Economists for Peace and Security

Linked with our presentations of James K. Galbraith – USA, and of The University of Texas’ Inequality Project UTIP, and of The Plutocrats go wild.
They write about themselves:

We are an organization of economists, other social scientists, and citizens concerned about issues of peace, conflict, war, and the world economy, in an international network of affiliates. (See on EPS).

EPS undertakes projects of research, education and outreach within our three program areas:

US Military and Security Policy

Because the United States’ military expenditure exceeds that of the rest of the world combined, one area of focus is the security and economic policies of the world’s only (current) superpower. Within this program area we look at such issues as: the true cost of war; what can realistically be achieved by military means? defining a new framework to reduce the cost and increase the effectiveness of U.S. security; looking for ways to reduce the threat of irresponsible nuclear policy; and, strategies for achieving peace and homeland security.

International Peacebuilding

Cooperation is a common sense tool to get things done. It’s real people, in government and out, working together on issues that matter to our daily lives. Many issues we face are bigger than any one nation – even the US: finding terrorists anywhere they hide; stopping killer germs before they reach our shores; making the global economy work for everyone. Working with other countries and international institutions like the UN multiplies our strength, expands our options, and distributes our costs and risks.
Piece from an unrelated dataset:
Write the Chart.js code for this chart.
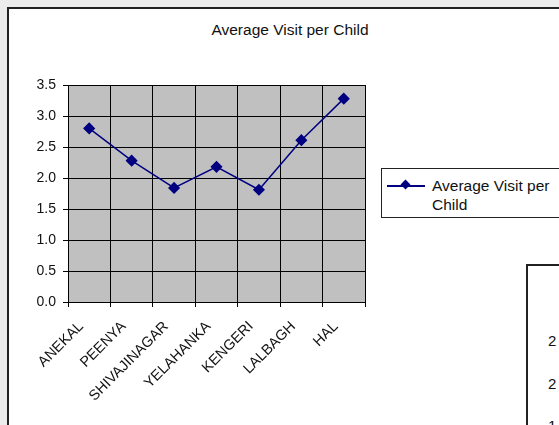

Teaching the Economics of War and Peace

At present, even within defense and security institutions, virtually no training opportunities exist in this field, no possibilities for students, security personnel, the NGO community, or other interested parties to receive an informed overview of the economic causes and consequences of defense expenditure, how economic theory helps illuminate, formulate, and evaluate policy options.

Here, we integrate the study of economic dimensions into the study of war and peace (for example, in international relations), and the study of war into the study of economic systems (for example, the arms trade in international trade & finance; defense spending in macroeconomic management). Our goal is not to dictate how economists teach these topics, but to encourage creative work in these areas.

We decide to undertake a new project if:

It employs the tools of economic analysis;
It strengthens understanding of our issues of concern among more than one audience;
It proposes rational and peaceful alternatives to current mores, policies, or practices.